Humanities Greatest Challenges and Personal Data

The panel discussion on Humanities Greatest Challenges caused me to ask the question: Can we use technology, the web and personal data to help us reduce our consumption of energy, water and fossil resources without necessarily reducing our sustenance, security and comfort and without restricting developing nations to enjoy the same prosperity? After all, this is mostly a blog about personal data.

Yesterday I attended a Panel discussion at Singularity University at NASA Ames in Mountain View, CA. The event entitled Humanities Grandest Challenges invited us to "Join some of the world’s leading experts in public health, climate change, energy, and others as they discuss the “grand challenges” in water, health, the environment, and energy, and identify some of the technical and political issues associated with making significant progress in finding immediate and long-term sustainable solutions that can positively affect at least one billion people in the next 10 years."

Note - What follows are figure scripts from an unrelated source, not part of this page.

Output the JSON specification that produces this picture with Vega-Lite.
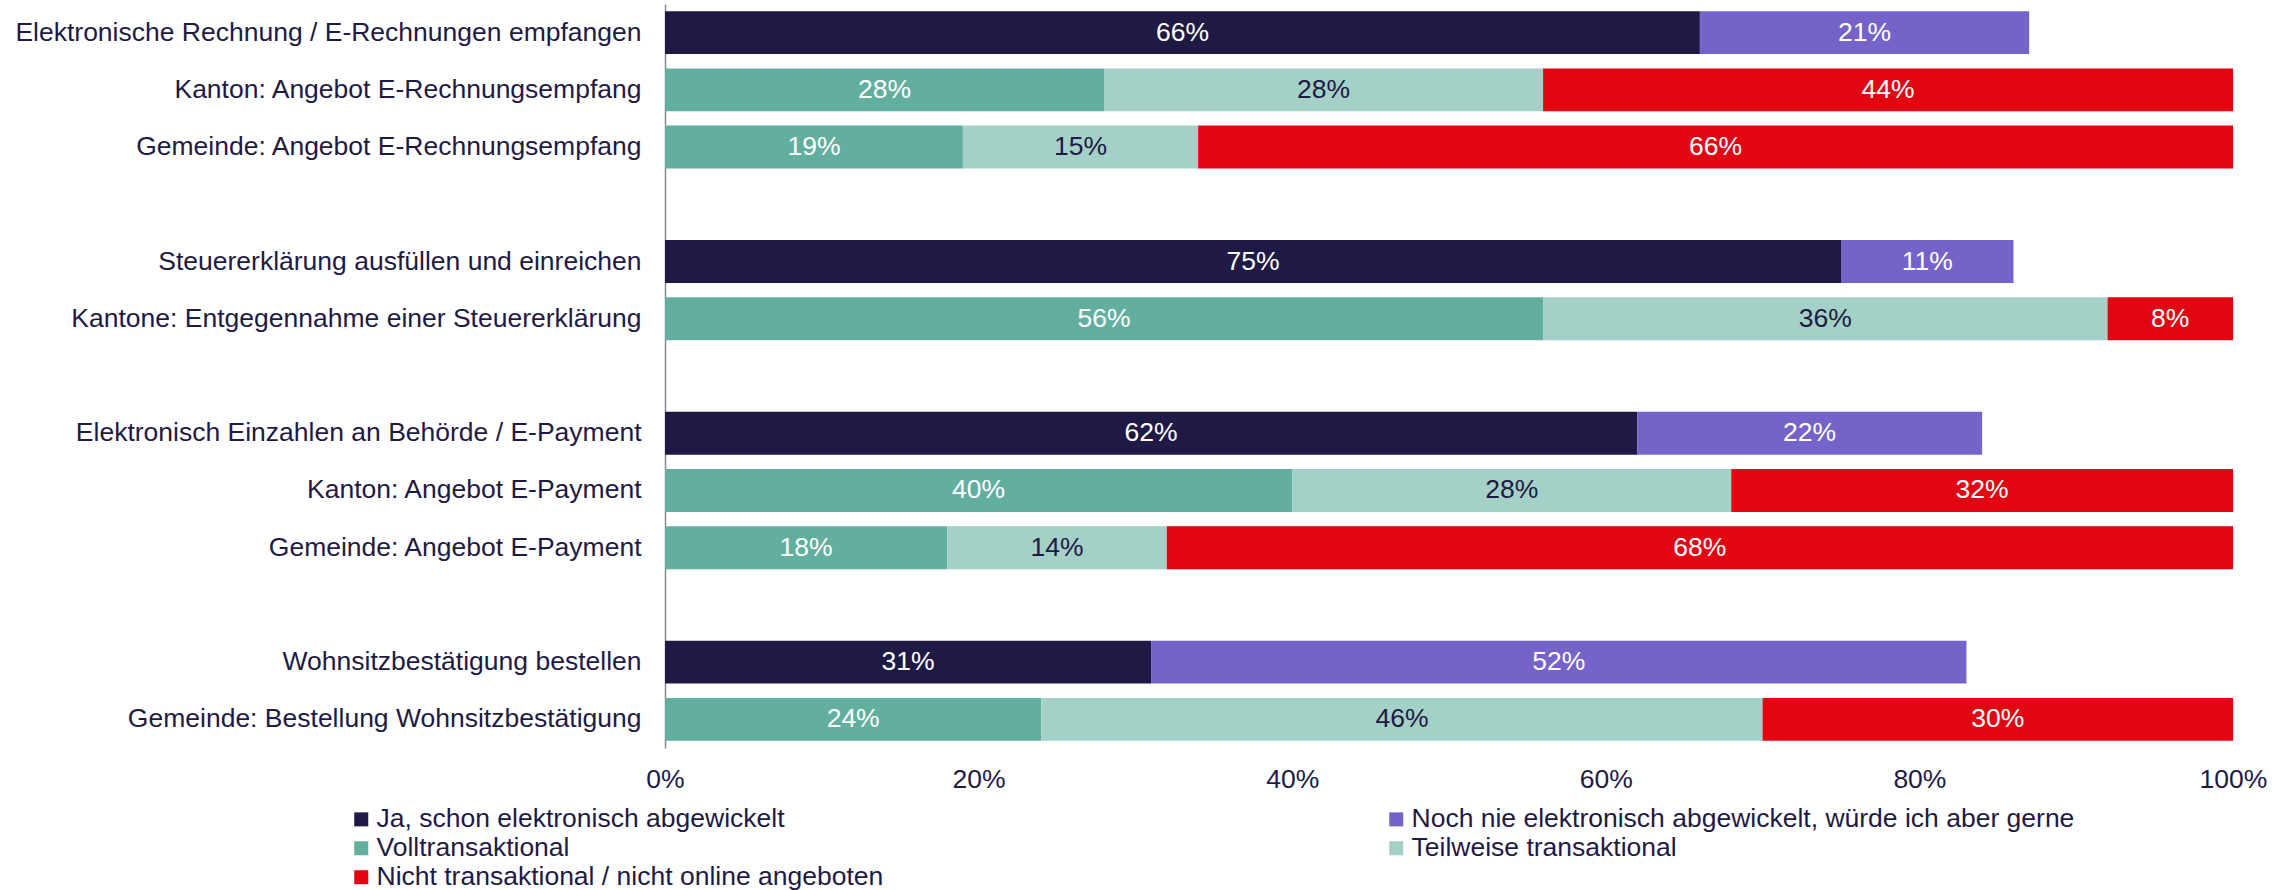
{
  "$schema": "https://vega.github.io/schema/vega-lite/v6.json",
  "autosize": "none",
  "width": 1568,
  "height": 744,
  "padding": {"left": 665, "top": 4, "right": 60, "bottom": 142},
  "background": "white",
  "config": {"font": "Liberation Sans", "view": {"stroke": null}},
  "data": {"values": [
    {"label": "Elektronische Rechnung / E-Rechnungen empfangen", "cat": "Ja, schon elektronisch abgewickelt", "order": 1, "value": 66},
    {"label": "Elektronische Rechnung / E-Rechnungen empfangen", "cat": "Noch nie elektronisch abgewickelt, würde ich aber gerne", "order": 2, "value": 21},
    {"label": "Kanton: Angebot E-Rechnungsempfang", "cat": "Volltransaktional", "order": 3, "value": 28},
    {"label": "Kanton: Angebot E-Rechnungsempfang", "cat": "Teilweise transaktional", "order": 4, "value": 28},
    {"label": "Kanton: Angebot E-Rechnungsempfang", "cat": "Nicht transaktional / nicht online angeboten", "order": 5, "value": 44},
    {"label": "Gemeinde: Angebot E-Rechnungsempfang", "cat": "Volltransaktional", "order": 3, "value": 19},
    {"label": "Gemeinde: Angebot E-Rechnungsempfang", "cat": "Teilweise transaktional", "order": 4, "value": 15},
    {"label": "Gemeinde: Angebot E-Rechnungsempfang", "cat": "Nicht transaktional / nicht online angeboten", "order": 5, "value": 66},
    {"label": "Steuererklärung ausfüllen und einreichen", "cat": "Ja, schon elektronisch abgewickelt", "order": 1, "value": 75},
    {"label": "Steuererklärung ausfüllen und einreichen", "cat": "Noch nie elektronisch abgewickelt, würde ich aber gerne", "order": 2, "value": 11},
    {"label": "Kantone: Entgegennahme einer Steuererklärung", "cat": "Volltransaktional", "order": 3, "value": 56},
    {"label": "Kantone: Entgegennahme einer Steuererklärung", "cat": "Teilweise transaktional", "order": 4, "value": 36},
    {"label": "Kantone: Entgegennahme einer Steuererklärung", "cat": "Nicht transaktional / nicht online angeboten", "order": 5, "value": 8},
    {"label": "Elektronisch Einzahlen an Behörde / E-Payment", "cat": "Ja, schon elektronisch abgewickelt", "order": 1, "value": 62},
    {"label": "Elektronisch Einzahlen an Behörde / E-Payment", "cat": "Noch nie elektronisch abgewickelt, würde ich aber gerne", "order": 2, "value": 22},
    {"label": "Kanton: Angebot E-Payment", "cat": "Volltransaktional", "order": 3, "value": 40},
    {"label": "Kanton: Angebot E-Payment", "cat": "Teilweise transaktional", "order": 4, "value": 28},
    {"label": "Kanton: Angebot E-Payment", "cat": "Nicht transaktional / nicht online angeboten", "order": 5, "value": 32},
    {"label": "Gemeinde: Angebot E-Payment", "cat": "Volltransaktional", "order": 3, "value": 18},
    {"label": "Gemeinde: Angebot E-Payment", "cat": "Teilweise transaktional", "order": 4, "value": 14},
    {"label": "Gemeinde: Angebot E-Payment", "cat": "Nicht transaktional / nicht online angeboten", "order": 5, "value": 68},
    {"label": "Wohnsitzbestätigung bestellen", "cat": "Ja, schon elektronisch abgewickelt", "order": 1, "value": 31},
    {"label": "Wohnsitzbestätigung bestellen", "cat": "Noch nie elektronisch abgewickelt, würde ich aber gerne", "order": 2, "value": 52},
    {"label": "Gemeinde: Bestellung Wohnsitzbestätigung", "cat": "Volltransaktional", "order": 3, "value": 24},
    {"label": "Gemeinde: Bestellung Wohnsitzbestätigung", "cat": "Teilweise transaktional", "order": 4, "value": 46},
    {"label": "Gemeinde: Bestellung Wohnsitzbestätigung", "cat": "Nicht transaktional / nicht online angeboten", "order": 5, "value": 30}
  ]},
  "transform": [
    {"stack": "value", "groupby": ["label"], "sort": [{"field": "order"}], "as": ["v0", "v1"]},
    {"calculate": "(datum.v0 + datum.v1) / 2", "as": "mid"},
    {"calculate": "datum.value + '%'", "as": "txt"}
  ],
  "encoding": {
    "y": {
      "field": "label",
      "type": "nominal",
      "title": null,
      "scale": {
        "domain": [
          "Elektronische Rechnung / E-Rechnungen empfangen",
          "Kanton: Angebot E-Rechnungsempfang",
          "Gemeinde: Angebot E-Rechnungsempfang",
          "gap1",
          "Steuererklärung ausfüllen und einreichen",
          "Kantone: Entgegennahme einer Steuererklärung",
          "gap2",
          "Elektronisch Einzahlen an Behörde / E-Payment",
          "Kanton: Angebot E-Payment",
          "Gemeinde: Angebot E-Payment",
          "gap3",
          "Wohnsitzbestätigung bestellen",
          "Gemeinde: Bestellung Wohnsitzbestätigung"
        ],
        "paddingInner": 0.25,
        "paddingOuter": 0.125
      },
      "axis": {
        "labelExpr": "indexof(datum.value, 'gap') == 0 ? '' : datum.value",
        "labelFontSize": 26.5,
        "labelColor": "#1f1a44",
        "labelPadding": 24,
        "labelLimit": 1000,
        "ticks": false,
        "domainColor": "#8a8a8a",
        "domainWidth": 1.5,
        "grid": false
      }
    }
  },
  "layer": [
    {
      "mark": {"type": "bar"},
      "encoding": {
        "x": {
          "field": "v0",
          "type": "quantitative",
          "title": null,
          "scale": {"domain": [0, 100], "nice": false},
          "axis": {
            "values": [0, 20, 40, 60, 80, 100],
            "labelExpr": "datum.value + '%'",
            "labelFontSize": 26.5,
            "labelColor": "#1f1a44",
            "labelPadding": 18,
            "labelFlush": false,
            "domain": false,
            "ticks": false,
            "grid": false
          }
        },
        "x2": {"field": "v1"},
        "color": {
          "field": "cat",
          "type": "nominal",
          "scale": {
            "domain": [
              "Ja, schon elektronisch abgewickelt",
              "Noch nie elektronisch abgewickelt, würde ich aber gerne",
              "Volltransaktional",
              "Teilweise transaktional",
              "Nicht transaktional / nicht online angeboten"
            ],
            "range": ["#1f1a45", "#7563c9", "#63af9f", "#a3d0c7", "#e20613"]
          },
          "legend": {
            "title": null,
            "orient": "none",
            "legendX": -317,
            "legendY": 802,
            "columns": 2,
            "direction": "horizontal",
            "columnPadding": 499,
            "rowPadding": 2,
            "symbolType": "square",
            "symbolSize": 196,
            "symbolStrokeWidth": 0,
            "symbolOpacity": 1,
            "labelFontSize": 26.5,
            "labelColor": "#1f1a44",
            "labelLimit": 1000,
            "labelOffset": 2
          }
        }
      }
    },
    {
      "mark": {"type": "text", "fontSize": 26.5, "baseline": "middle", "align": "center"},
      "encoding": {
        "x": {"field": "mid", "type": "quantitative"},
        "text": {"field": "txt"},
        "color": {
          "condition": {"test": "datum.cat === 'Teilweise transaktional'", "value": "#1f1a44"},
          "value": "white"
        }
      }
    }
  ]
}
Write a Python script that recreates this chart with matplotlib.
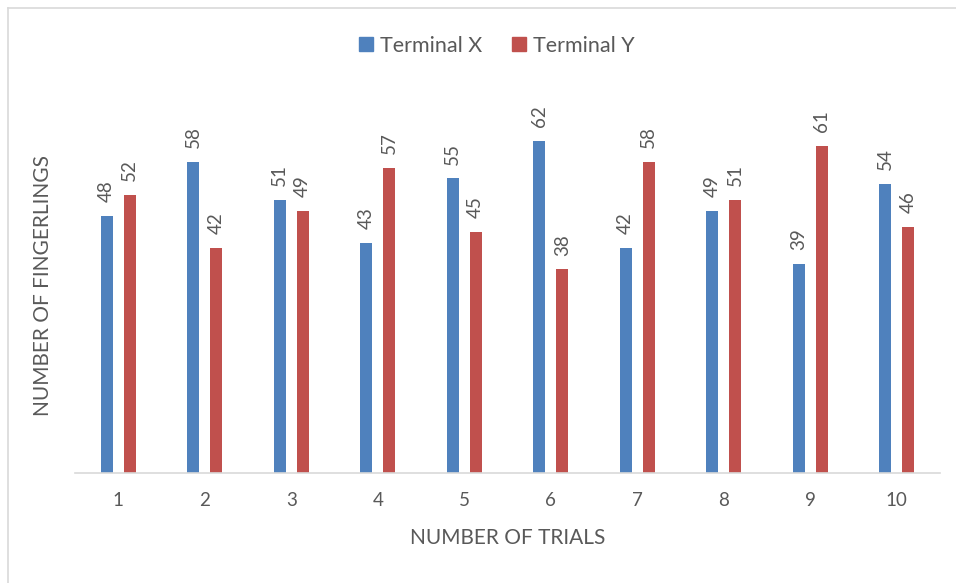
import matplotlib
matplotlib.use("Agg")
import matplotlib.pyplot as plt
from matplotlib.lines import Line2D
import numpy as np

trials = ["1", "2", "3", "4", "5", "6", "7", "8", "9", "10"]
terminal_x = [48, 58, 51, 43, 55, 62, 42, 49, 39, 54]
terminal_y = [52, 42, 49, 57, 45, 38, 58, 51, 61, 46]

BLUE = "#4F81BD"
RED = "#C0504D"
GRAY_TEXT = "#595959"
GRAY_LINE = "#D9D9D9"

plt.rcParams["font.family"] = ["Lato", "DejaVu Sans"]

W, H = 956, 583
fig = plt.figure(figsize=(W / 100, H / 100), dpi=100)
ax = fig.add_axes([75 / W, (H - 473) / H, (940 - 75) / W, (473 - 87.4) / H])

x = np.arange(1, len(trials) + 1)
width = 0.14
offset = 0.133
bx = ax.bar(x - offset, terminal_x, width, color=BLUE, label="Terminal X")
by = ax.bar(x + offset, terminal_y, width, color=RED, label="Terminal Y")

for bars in (bx, by):
    for rect in bars:
        ax.annotate(f"{rect.get_height():.0f}",
                    (rect.get_x() + rect.get_width() / 2, rect.get_height()),
                    xytext=(0, 10), textcoords="offset points",
                    rotation=90, ha="center", va="bottom",
                    fontsize=13.5, color=GRAY_TEXT)

ax.set_xlim(0.5, 10.5)
ax.set_ylim(0, 72)
ax.set_xticks(x)
ax.set_xticklabels(trials, fontsize=13.5, color=GRAY_TEXT)
ax.tick_params(axis="x", length=0, pad=14)
ax.set_yticks([])
for side in ("top", "right", "left"):
    ax.spines[side].set_visible(False)
ax.spines["bottom"].set_color(GRAY_LINE)
ax.spines["bottom"].set_linewidth(1.2)

fig.text(508 / W, 1 - 538 / H, "NUMBER OF TRIALS", ha="center", va="center",
         fontsize=15, color=GRAY_TEXT)
fig.text(43 / W, 1 - 285 / H, "NUMBER OF FINGERLINGS", ha="center", va="center",
         rotation=90, fontsize=15, color=GRAY_TEXT)

handles = [Line2D([], [], marker="s", linestyle="none", markersize=10,
                  markerfacecolor=c, markeredgecolor=c) for c in (BLUE, RED)]
fig.legend(handles, ["Terminal X", "Terminal Y"], loc="center",
           bbox_to_anchor=(496 / W, 1 - 46 / H), ncol=2, frameon=False,
           fontsize=15.5, labelcolor=GRAY_TEXT, handlelength=0.8,
           handletextpad=0.25, columnspacing=1.3)

# outer chart border (top and left visible)
fig.add_artist(Line2D([8 / W, 8 / W], [0, 1 - 8 / H], transform=fig.transFigure,
                      color=GRAY_LINE, linewidth=1.2))
fig.add_artist(Line2D([8 / W, 1], [1 - 8 / H, 1 - 8 / H], transform=fig.transFigure,
                      color=GRAY_LINE, linewidth=1.2))

fig.savefig("out.png", dpi=100)
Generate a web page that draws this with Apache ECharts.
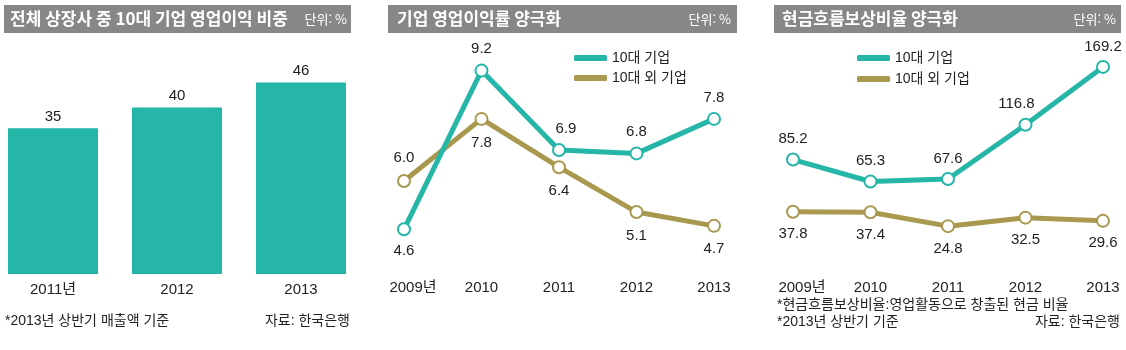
<!DOCTYPE html>
<html lang="ko">
<head>
<meta charset="UTF-8">
<title>10대 기업 양극화</title>
<script src="https://cdn.jsdelivr.net/npm/echarts@6/dist/echarts.min.js"></script>
<style>
    html, body {margin: 0; padding: 0; background: #fff;}
    #chart {width: 1126px; height: 350px;}
</style>
</head>
<body>
<div id="chart"></div>
<script>
    // 전체 상장사 중 10대 기업 영업이익 비중 (%)
    var shareYears = ['2011년', '2012', '2013'];
    var shareValues = [35, 40, 46];

    // 영업이익률 / 현금흐름보상비율
    var years = ['2009년', '2010', '2011', '2012', '2013'];
    var rateTop10 = [4.6, 9.2, 6.9, 6.8, 7.8];
    var rateOthers = [6.0, 7.8, 6.4, 5.1, 4.7];
    var cashTop10 = [85.2, 65.3, 67.6, 116.8, 169.2];
    var cashOthers = [37.8, 37.4, 24.8, 32.5, 29.6];

    var TEAL = '#25b6a8';
    var GOLD = '#a9994f';
    var GRAY = '#878787';
    var TXT = '#222';
    var NUM_FONT = "'Liberation Sans', 'Noto Sans CJK KR', sans-serif";
    var KR_FONT = "'Liberation Sans', 'Noto Sans CJK KR', sans-serif";
    var AXIS_FONT = "'Liberation Sans Narrow', 'Liberation Sans', 'Noto Sans CJK KR', sans-serif";

    var chart = echarts.init(document.getElementById('chart'));

    // 라벨 위치 (점 위/아래)
    function points(values, positions, shifts) {
        return values.map(function (v, i) {
            var lab = {position: positions[i]};
            if (shifts && shifts[i]) lab.offset = [shifts[i], 0];
            return {value: v, label: lab};
        });
    }

    function yearLabel(v, i) {
        return i === 0 ? '{first|' + v + '}' : v;
    }

    function lineSeries(name, color, data, xi, dist) {
        return {
            type: 'line',
            name: name,
            xAxisIndex: xi,
            yAxisIndex: xi,
            data: data,
            symbol: 'emptyCircle',
            symbolSize: 12,
            itemStyle: {color: color, borderWidth: 3},
            lineStyle: {color: color, width: 5},
            label: {
                show: true,
                distance: dist,
                color: TXT,
                fontSize: 15,
                fontFamily: NUM_FONT,
                formatter: function (p) { return p.value.toFixed(1); }
            },
            z: color === TEAL ? 3 : 2
        };
    }

    function legend(name, color, left, top) {
        return {
            left: left,
            top: top,
            icon: 'roundRect',
            itemWidth: 33,
            itemHeight: 6,
            selectedMode: false,
            data: [{name: name, itemStyle: {color: color, borderWidth: 0}}],
            textStyle: {color: TXT, fontSize: 14, lineHeight: 16, fontFamily: KR_FONT}
        };
    }

    function titleBar(x, w, title, tx) {
        return [{
            type: 'rect',
            shape: {x: x, y: 5, width: w, height: 28},
            style: {fill: GRAY},
            silent: true
        }, {
            type: 'text',
            x: tx, y: 19,
            style: {text: title, fill: '#fff', font: "bold 17px 'Noto Sans CJK KR', sans-serif",
                textVerticalAlign: 'middle'},
            silent: true
        }];
    }

    function note(text, x, y, align) {
        return {
            type: 'text',
            x: x, y: y,
            style: {text: text, fill: TXT, font: "14px " + KR_FONT,
                textAlign: align || 'left', textVerticalAlign: 'middle'},
            silent: true
        };
    }

    function unit(x, align) {
        return {
            type: 'text',
            x: x, y: 19,
            style: {text: '단위: %', fill: '#fff', font: "13px 'Noto Sans CJK KR', sans-serif",
                textAlign: align, textVerticalAlign: 'middle'},
            silent: true
        };
    }

    var graphics = []
        .concat(titleBar(4, 347, '전체 상장사 중 10대 기업 영업이익 비중', 10))
        .concat(titleBar(388, 349, '기업 영업이익률 양극화', 397))
        .concat(titleBar(774, 347, '현금흐름보상비율 양극화', 782))
        .concat([
            unit(347, 'right'), unit(731, 'right'), unit(1116, 'right'),
            note('*2013년 상반기 매출액 기준', 5, 321),
            note('자료: 한국은행', 350, 321, 'right'),
            note('*현금흐름보상비율:영업활동으로 창출된 현금 비율', 777, 305),
            note('*2013년 상반기 기준', 777, 322),
            note('자료: 한국은행', 1120, 322, 'right')
        ]);

    var catAxis = function (gi, data, margin) {
        return {
            type: 'category',
            gridIndex: gi,
            data: data,
            boundaryGap: false,
            axisLine: {show: false},
            axisTick: {show: false},
            axisLabel: {
                interval: 0,
                hideOverlap: false,
                margin: margin,
                color: TXT,
                fontSize: 15,
                fontFamily: AXIS_FONT,
                formatter: gi === 0 ? null : yearLabel,
                rich: {first: {padding: [0, 0, 0, 18], fontSize: 15, fontFamily: AXIS_FONT, color: TXT}}
            }
        };
    };

    var valAxis = function (gi, min, max) {
        return {
            type: 'value',
            gridIndex: gi,
            min: min,
            max: max,
            show: false,
            splitLine: {show: false}
        };
    };

    var option = {
        animation: false,
        backgroundColor: '#fff',
        textStyle: {fontFamily: KR_FONT},
        graphic: graphics,
        grid: [
            {left: 53, width: 248, top: 45, bottom: 76},
            {left: 404, width: 310, top: 43, height: 207},
            {left: 793, width: 310, top: 55, height: 198.5}
        ],
        xAxis: [
            catAxis(0, shareYears, 8),
            catAxis(1, years, 30),
            catAxis(2, years, 27)
        ],
        yAxis: [
            valAxis(0, 0, 55),
            valAxis(1, 4, 10),
            valAxis(2, 0, 180)
        ],
        legend: [
            legend('10대 기업', TEAL, 569, 45),
            legend('10대 외 기업', GOLD, 569, 65),
            legend('10대 기업', TEAL, 852, 45),
            legend('10대 외 기업', GOLD, 852, 66)
        ],
        series: [
            {
                type: 'bar',
                name: '비중',
                xAxisIndex: 0,
                yAxisIndex: 0,
                data: shareValues,
                barWidth: 90,
                itemStyle: {color: TEAL},
                label: {show: true, position: 'top', distance: 4, color: TXT, fontSize: 15, fontFamily: NUM_FONT}
            },
            lineSeries('10대 외 기업', GOLD,
                points(rateOthers, ['top', 'bottom', 'bottom', 'bottom', 'bottom']), 1, 9),
            lineSeries('10대 기업', TEAL,
                points(rateTop10, ['bottom', 'top', 'top', 'top', 'top'], [0, 0, 7, 0, 0]), 1, 7),
            lineSeries('10대 외 기업', GOLD,
                points(cashOthers, ['bottom', 'bottom', 'bottom', 'bottom', 'bottom']), 2, 8),
            lineSeries('10대 기업', TEAL,
                points(cashTop10, ['top', 'top', 'top', 'top', 'top'], [0, 0, 0, -9, 0]), 2, 6)
        ]
    };

    chart.setOption(option);
</script>
</body>
</html>
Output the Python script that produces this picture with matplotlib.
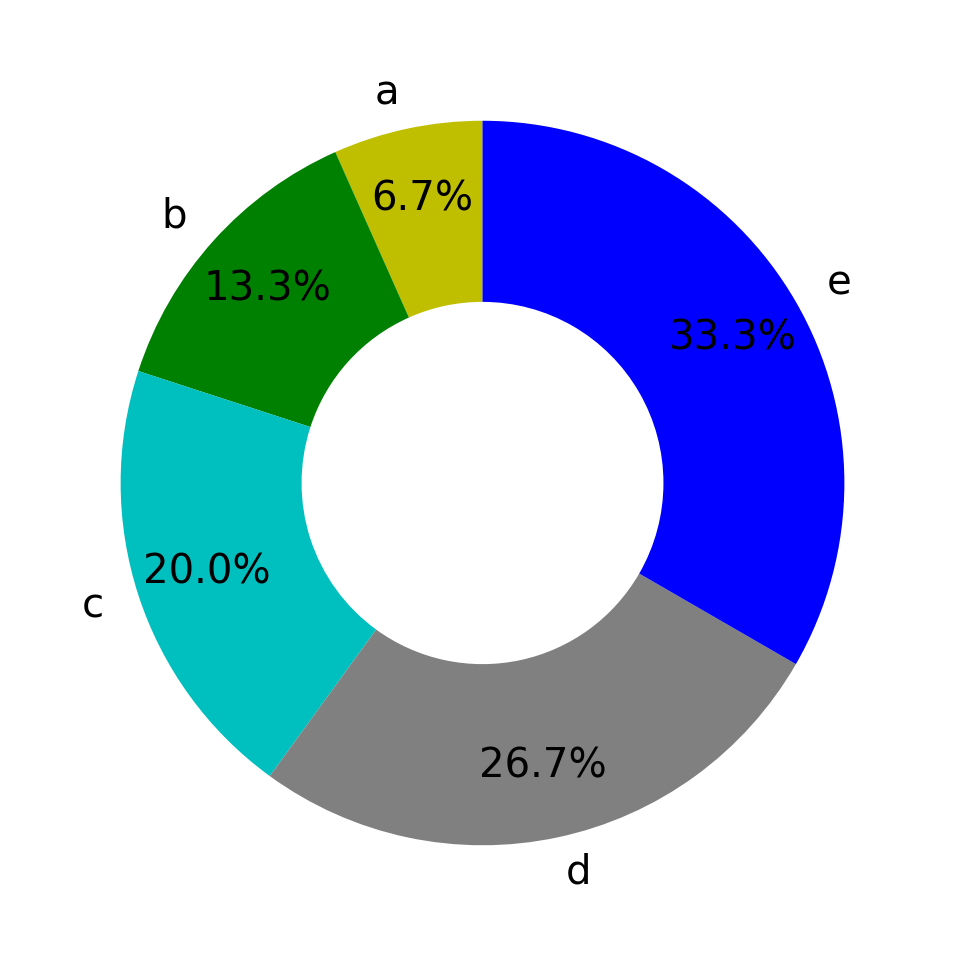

The panelists outlined each of the grand challenges, describing the issues, the wider issues and some potential approaches to solving the problems and as a two hour teaser for how the University's work can be usefully employed it was both effective and inspiring.

Although the panelists' presentations and responses to questions from the floor were great in their own right and I understand that they are looking at these problems in a holistic way, there was a part that to me seemed to be missing.

In particular there were a three comments that I resonated deeply with - all of which I will quote out of context here for my own purposes:

Bill Collins said "stop treating this as a science project", Vijay Vaitheeswaran said something about "economic growth" and Daniel M Kammen mentioned the "discounting rate.".

Pondering the solutions that were being proposed and then looking at the issues themselves, one quickly sees that they are caused by humanity itself. Humanity has become so successful on the planet, that it causes problems unto itself. The Reverend Thomas Malthus had something to say on this back in the late 18th Century, his words still ring somewhat true - "The power of population is so superior to the power of the earth to produce subsistence for man, that premature death must in some shape or other visit the human race. The vices of mankind are active and able ministers of depopulation. They are the precursors in the great army of destruction, and often finish the dreadful work themselves. But should they fail in this war of extermination, sickly seasons, epidemics, pestilence, and plague advance in terrific array, and sweep off their thousands and tens of thousands. Should success be still incomplete, gigantic inevitable famine stalks in the rear, and with one mighty blow levels the population with the food of the world"

So those three quotes had me viewing the problem as a Sociological Anthropological Economic problem and wondering how Personal Data could be employed to change some of our evolved behaviors.

I'm thinking about how we might employ technology to reduce our demands on the planet, not to re-cycle and re-use, but to help create a culture where reduce becomes the operative word. One where acquiring bigger, newer, faster is not the objective, however, this conflicts with the very aspirations that set humankind on the race of technological innovation and advancement in the first place. The drive that caused civilizations to occur, that caused populations to grow and that caused us to be in a place where we can harness the planet's resources to provide us with sustenance, security and comfort.

Can we use technology, the web and personal data to help us reduce our consumption of energy, water and fossil resources without necessarily reducing our sustenance, security and comfort and without restricting developing nations to enjoy the same prosperity? After all, this is mostly a blog about personal data. So what would I do?

I'd like to help people understand the consequences of their actions - Dopplr tracks your travel and in doing so enables you to calculate your Carbon profile and then publish it and share it with your friends. American Express has a reasonable understanding of where I spend my money and Amazon and Safeway have a pretty good idea of what I have bought through online transactions and loyalty card records. If a rough calculation of my impact on the planet could be made, I would be able to see the consequences of my collective actions. The Semantic Web, Personal Datastores and Data Portability will allow these profiles to be shared, perhaps in real time via SmartPhone applications and using cool visualizations like those presented by Dr Hans Rosling at TED - we might be able to change our behaviors for the better.

If at point-of-purchase I understood that the new plastic cased disposable gadget came with it's personal tiny trail of pollution and human misery, I might think twice about buying it. The information is out there, it just needs joining up and presenting in a compelling way. As I think about new applications, I will add Humanities Greatest Challenges into the design objectives.